Il presidente Usa Trump e parte dell’establishment considerano l’Iran uno Stato di polizia, con una popolazione oppressa e desiderosa di rivoltarsi contro la classe al potere e i suoi rappresentanti, bollati come leader tiranni. Certo, lo studio non vuole portare la Repubblica islamica come modello di democrazia e di virtù, ma chiarisce che lo Stato e le istituzioni non sono quel sistema monolitico che non si può scalfire, né scalare, come dipinto a Washington. “Non voglio negare il consolidamento brutale dello Stato nato dalla rivoluzione” afferma il curatore dello studio Kevan Harris, quanto piuttosto mettere in mostra “i diversi modi in cui il governo si rapporta con la società”. La visione di un regime che sceglie tre o quattro candidati da sottoporre al popolo è sbagliata, così come l’idea di uno Stato assistenziale che sfrutta i proventi del petrolio per pagare salari e tenere nella morsa la gente. Questo, piuttosto, corrisponde al modello del Venezuela di Hugo Chávez ai tempi d’oro o le attuali monarchie del Golfo (tanto care agli Usa). 

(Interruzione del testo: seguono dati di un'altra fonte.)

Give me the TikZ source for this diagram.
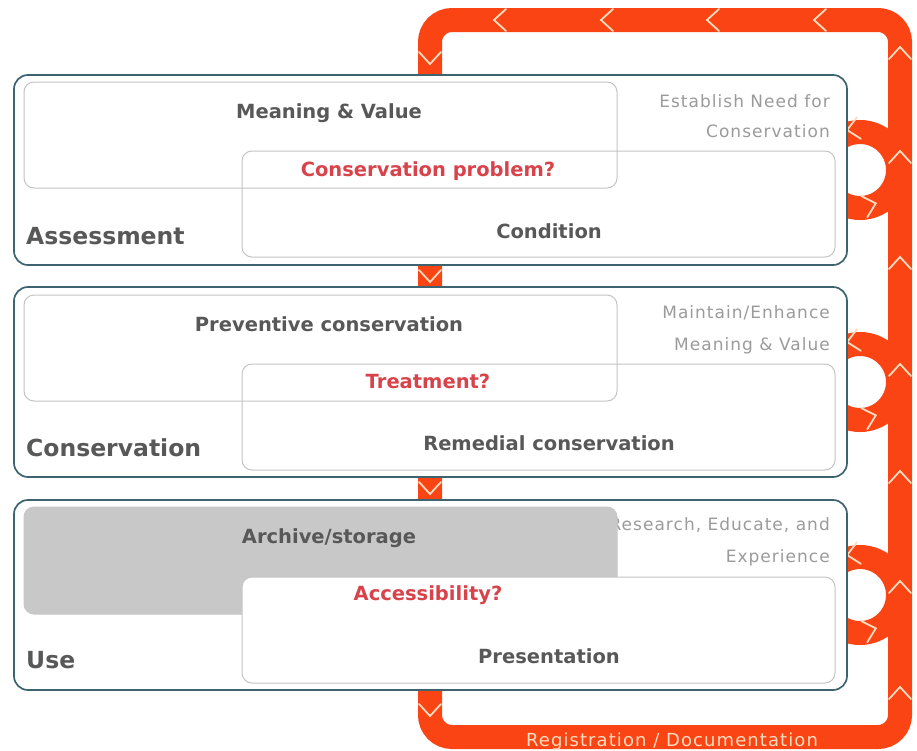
\documentclass[tikz,border=0pt]{standalone}
\usepackage{fontspec}
\setmainfont{DejaVu Sans}
\newfontfamily\lsfont[LetterSpace=6]{DejaVu Sans}
\definecolor{orng}{RGB}{250,68,20}
\definecolor{chevc}{RGB}{255,220,190}
\definecolor{panelb}{RGB}{62,99,112}
\definecolor{boxb}{RGB}{196,196,196}
\definecolor{txtg}{RGB}{88,88,88}
\definecolor{txtr}{RGB}{216,67,75}
\definecolor{txtl}{RGB}{155,155,155}
\definecolor{grayfill}{RGB}{200,200,200}
\newcommand\chevr[3]{\draw[chevline,shift={(#1,#2)},rotate=#3] (-6pt,11pt) -- (6pt,0pt) -- (-6pt,-11pt);}
\begin{document}
\begin{tikzpicture}[x=1pt,y=-1pt,
  orangebar/.style={draw=orng, line width=24pt},
  chevline/.style={draw=chevc, line width=1.8pt, line cap=round, line join=miter},
  panel/.style={draw=panelb, line width=1.7pt, fill=white, rounded corners=14pt},
  boxline/.style={draw=boxb, line width=1pt, rounded corners=10pt},
  inner/.style={font=\bfseries\fontsize{19.5}{21}\selectfont, text=txtg, text height=14pt, text depth=0pt, inner sep=0pt},
  question/.style={inner, text=txtr},
  stage/.style={anchor=west, font=\bfseries\fontsize{23.5}{25}\selectfont, text=txtg, text height=17pt, text depth=0pt, inner sep=0pt},
  graytxt/.style={anchor=east, font=\lsfont\fontsize{17}{19}\selectfont, text=txtl, text height=12.4pt, text depth=0pt, inner sep=0pt}
]
\useasboundingbox (0,0) rectangle (917,750);
% documentation loop
\draw[orangebar, rounded corners=22pt] (430,20) rectangle (900,737);
\foreach \cy in {170,382,595}{
  \draw[orangebar] (860,\cy) circle[radius=38pt];
  \chevr{853}{\cy-41}{190}
  \chevr{870}{\cy+35}{16}
}
\foreach \xx in {500,607,713,820}{\chevr{\xx}{20}{180}}
\foreach \yy in {53,157,263,370,477,587,693}{\chevr{900}{\yy}{90}}
\foreach \yy in {58,276,488,710}{\chevr{430}{\yy}{-90}}
\node[font=\lsfont\fontsize{18}{20}\selectfont, text=chevc, text height=13pt, text depth=0pt, inner sep=0pt] (reg) at (672,740) {Registration / Documentation};

% Panel 1
\draw[panel] (14,75) rectangle (847,265);
\node[graytxt] (g1a) at (830,101) {Establish Need for};
\node[graytxt] (g1b) at (830,131) {Conservation};
\draw[boxline] (24,82) rectangle (617,188);
\draw[boxline] (242,151) rectangle (835,257);
\node[inner] (m1) at (329,111) {Meaning \& Value};
\node[question] (q1) at (428,169) {Conservation problem?};
\node[inner] (c1) at (549,231) {Condition};
\node[stage] (s1) at (26,236) {Assessment};

% Panel 2
\draw[panel] (14,287) rectangle (847,477);
\node[graytxt] (g2a) at (830,312) {Maintain/Enhance};
\node[graytxt] (g2b) at (830,344) {Meaning \& Value};
\draw[boxline] (24,295) rectangle (617,401);
\draw[boxline] (242,364) rectangle (835,470);
\node[inner] (m2) at (329,324) {Preventive conservation};
\node[question] (q2) at (428,381) {Treatment?};
\node[inner] (c2) at (549,443) {Remedial conservation};
\node[stage] (s2) at (26,448) {Conservation};

% Panel 3
\draw[panel] (14,500) rectangle (847,690);
\node[graytxt] (g3a) at (830,524) {Research, Educate, and};
\node[graytxt] (g3b) at (830,556) {Experience};
\draw[boxline, draw=grayfill, fill=grayfill] (24,507) rectangle (617,614);
\draw[boxline, fill=white] (242,577) rectangle (835,683);
\node[inner] (m3) at (329,536) {Archive/storage};
\node[question] (q3) at (428,593) {Accessibility?};
\node[inner] (c3) at (549,656) {Presentation};
\node[stage] (s3) at (26,660) {Use};
\end{tikzpicture}
\end{document}
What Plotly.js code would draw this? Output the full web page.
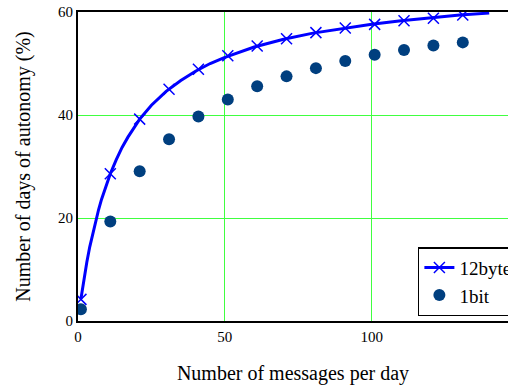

Secondo Harris il corpo politico e istituzionale iraniano è molto più complesso di quanto non appaia, e non vi è alcuna correlazione fra benefici di Stato e partecipazione al voto o preferenza di partito, che rimangono elementi disgiunti. Un altro elemento sorprendente, aggiunge lo studioso, è il grado di partecipazione e impegno alle campagne elettorali. Ne è esempio l’impegno in prima persona dei candidati della circoscrizione elettorale di Tabriz, all’ultima campagna, intenti a distribuire biglietti da visita ai cittadini per la pubblica via, cercando quasi un sostegno porta a porta. “Sono cose - afferma - che non è facile osservare oggi al di fuori dell’Iran”.

Da ultimo vi è anche la questione della graduale transizione di potere, nel tentativo di sottrarlo al controllo dell’ala conservatrice e radicale che finora ha mantenuto la guida del Paese. Per l’autore della ricerca oggi vi è davvero lo spazio per una affermazione di riformisti e moderati, come testimoniato dalle affermazioni dell’attuale presidente Hassan Rouhani che, nel maggio scorso, è stato rieletto per il secondo mandato. “Un Iran con un sistema maggiormente democratico - conclude Harris - non è una nazione in cui è scomparsa l’ala destra” quanto piuttosto un Paese in cui la cessione del potere è avvenuta “istituzionalizzandone il passaggio”.